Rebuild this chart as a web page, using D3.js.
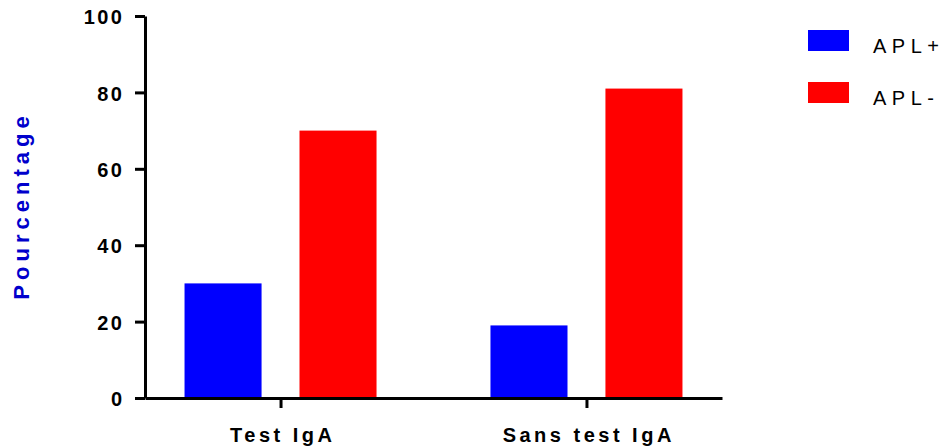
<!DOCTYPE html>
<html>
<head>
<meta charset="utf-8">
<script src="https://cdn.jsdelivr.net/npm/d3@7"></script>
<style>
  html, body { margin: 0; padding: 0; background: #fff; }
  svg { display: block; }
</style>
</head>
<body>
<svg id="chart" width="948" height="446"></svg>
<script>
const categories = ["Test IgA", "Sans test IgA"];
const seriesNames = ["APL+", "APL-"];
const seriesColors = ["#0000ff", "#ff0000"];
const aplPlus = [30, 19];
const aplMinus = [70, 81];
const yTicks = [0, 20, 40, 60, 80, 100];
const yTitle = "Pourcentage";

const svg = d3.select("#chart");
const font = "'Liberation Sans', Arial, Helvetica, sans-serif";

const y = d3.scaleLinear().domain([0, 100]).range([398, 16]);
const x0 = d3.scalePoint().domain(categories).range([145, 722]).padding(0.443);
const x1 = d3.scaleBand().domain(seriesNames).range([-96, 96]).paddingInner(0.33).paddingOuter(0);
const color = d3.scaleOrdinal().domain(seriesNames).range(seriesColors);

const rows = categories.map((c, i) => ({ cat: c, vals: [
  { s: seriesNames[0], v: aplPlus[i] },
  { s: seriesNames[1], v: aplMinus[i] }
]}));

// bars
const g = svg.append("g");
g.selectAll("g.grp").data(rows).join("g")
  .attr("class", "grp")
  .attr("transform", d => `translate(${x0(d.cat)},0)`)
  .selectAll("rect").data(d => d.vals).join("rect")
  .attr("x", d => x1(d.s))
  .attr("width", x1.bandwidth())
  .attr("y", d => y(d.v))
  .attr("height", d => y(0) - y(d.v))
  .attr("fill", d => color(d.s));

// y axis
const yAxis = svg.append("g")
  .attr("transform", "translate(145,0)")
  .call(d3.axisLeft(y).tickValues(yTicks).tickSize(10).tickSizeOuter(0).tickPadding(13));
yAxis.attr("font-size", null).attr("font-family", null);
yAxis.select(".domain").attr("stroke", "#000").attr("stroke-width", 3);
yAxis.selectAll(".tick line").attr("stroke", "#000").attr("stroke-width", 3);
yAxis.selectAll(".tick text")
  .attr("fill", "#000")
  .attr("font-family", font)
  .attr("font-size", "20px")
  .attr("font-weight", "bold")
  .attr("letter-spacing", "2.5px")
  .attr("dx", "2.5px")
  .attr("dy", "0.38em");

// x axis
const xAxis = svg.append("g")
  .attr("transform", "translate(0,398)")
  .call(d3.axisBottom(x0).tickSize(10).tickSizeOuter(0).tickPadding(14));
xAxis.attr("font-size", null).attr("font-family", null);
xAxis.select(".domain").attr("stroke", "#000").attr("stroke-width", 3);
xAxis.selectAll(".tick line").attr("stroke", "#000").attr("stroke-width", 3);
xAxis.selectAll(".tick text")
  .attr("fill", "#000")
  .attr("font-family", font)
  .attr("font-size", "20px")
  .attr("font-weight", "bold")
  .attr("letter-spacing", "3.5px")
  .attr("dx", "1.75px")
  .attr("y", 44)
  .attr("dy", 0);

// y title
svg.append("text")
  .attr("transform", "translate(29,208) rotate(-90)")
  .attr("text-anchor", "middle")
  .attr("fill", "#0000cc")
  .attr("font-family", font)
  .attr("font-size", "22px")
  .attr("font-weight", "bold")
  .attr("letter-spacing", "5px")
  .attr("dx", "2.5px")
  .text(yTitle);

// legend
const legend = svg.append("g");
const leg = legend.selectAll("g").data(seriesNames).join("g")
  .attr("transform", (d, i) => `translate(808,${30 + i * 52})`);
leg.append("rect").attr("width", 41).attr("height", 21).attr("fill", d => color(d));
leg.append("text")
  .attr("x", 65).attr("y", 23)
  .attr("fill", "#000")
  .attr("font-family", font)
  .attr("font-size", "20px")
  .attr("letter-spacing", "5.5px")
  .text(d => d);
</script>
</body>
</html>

========

**Prompt**
Your copy of the data above should match it exactly, except that pictures are left out.

**Solution to the problem**
Rebuild this chart as a web page, using D3.js.
<!DOCTYPE html>
<html>
<head>
<meta charset="utf-8">
<script src="https://cdn.jsdelivr.net/npm/d3@7"></script>
<style>
  html, body { margin: 0; padding: 0; background: #fff; }
  svg { display: block; }
</style>
</head>
<body>
<svg id="chart" width="948" height="446"></svg>
<script>
const categories = ["Test IgA", "Sans test IgA"];
const seriesNames = ["APL+", "APL-"];
const seriesColors = ["#0000ff", "#ff0000"];
const aplPlus = [30, 19];
const aplMinus = [70, 81];
const yTicks = [0, 20, 40, 60, 80, 100];
const yTitle = "Pourcentage";

const svg = d3.select("#chart");
const font = "'Liberation Sans', Arial, Helvetica, sans-serif";

const y = d3.scaleLinear().domain([0, 100]).range([398, 16]);
const x0 = d3.scalePoint().domain(categories).range([145, 722]).padding(0.443);
const x1 = d3.scaleBand().domain(seriesNames).range([-96, 96]).paddingInner(0.33).paddingOuter(0);
const color = d3.scaleOrdinal().domain(seriesNames).range(seriesColors);

const rows = categories.map((c, i) => ({ cat: c, vals: [
  { s: seriesNames[0], v: aplPlus[i] },
  { s: seriesNames[1], v: aplMinus[i] }
]}));

// bars
const g = svg.append("g");
g.selectAll("g.grp").data(rows).join("g")
  .attr("class", "grp")
  .attr("transform", d => `translate(${x0(d.cat)},0)`)
  .selectAll("rect").data(d => d.vals).join("rect")
  .attr("x", d => x1(d.s))
  .attr("width", x1.bandwidth())
  .attr("y", d => y(d.v))
  .attr("height", d => y(0) - y(d.v))
  .attr("fill", d => color(d.s));

// y axis
const yAxis = svg.append("g")
  .attr("transform", "translate(145,0)")
  .call(d3.axisLeft(y).tickValues(yTicks).tickSize(10).tickSizeOuter(0).tickPadding(13));
yAxis.attr("font-size", null).attr("font-family", null);
yAxis.select(".domain").attr("stroke", "#000").attr("stroke-width", 3);
yAxis.selectAll(".tick line").attr("stroke", "#000").attr("stroke-width", 3);
yAxis.selectAll(".tick text")
  .attr("fill", "#000")
  .attr("font-family", font)
  .attr("font-size", "20px")
  .attr("font-weight", "bold")
  .attr("letter-spacing", "2.5px")
  .attr("dx", "2.5px")
  .attr("dy", "0.38em");

// x axis
const xAxis = svg.append("g")
  .attr("transform", "translate(0,398)")
  .call(d3.axisBottom(x0).tickSize(10).tickSizeOuter(0).tickPadding(14));
xAxis.attr("font-size", null).attr("font-family", null);
xAxis.select(".domain").attr("stroke", "#000").attr("stroke-width", 3);
xAxis.selectAll(".tick line").attr("stroke", "#000").attr("stroke-width", 3);
xAxis.selectAll(".tick text")
  .attr("fill", "#000")
  .attr("font-family", font)
  .attr("font-size", "20px")
  .attr("font-weight", "bold")
  .attr("letter-spacing", "3.5px")
  .attr("dx", "1.75px")
  .attr("y", 44)
  .attr("dy", 0);

// y title
svg.append("text")
  .attr("transform", "translate(29,208) rotate(-90)")
  .attr("text-anchor", "middle")
  .attr("fill", "#0000cc")
  .attr("font-family", font)
  .attr("font-size", "22px")
  .attr("font-weight", "bold")
  .attr("letter-spacing", "5px")
  .attr("dx", "2.5px")
  .text(yTitle);

// legend
const legend = svg.append("g");
const leg = legend.selectAll("g").data(seriesNames).join("g")
  .attr("transform", (d, i) => `translate(808,${30 + i * 52})`);
leg.append("rect").attr("width", 41).attr("height", 21).attr("fill", d => color(d));
leg.append("text")
  .attr("x", 65).attr("y", 23)
  .attr("fill", "#000")
  .attr("font-family", font)
  .attr("font-size", "20px")
  .attr("letter-spacing", "5.5px")
  .text(d => d);
</script>
</body>
</html>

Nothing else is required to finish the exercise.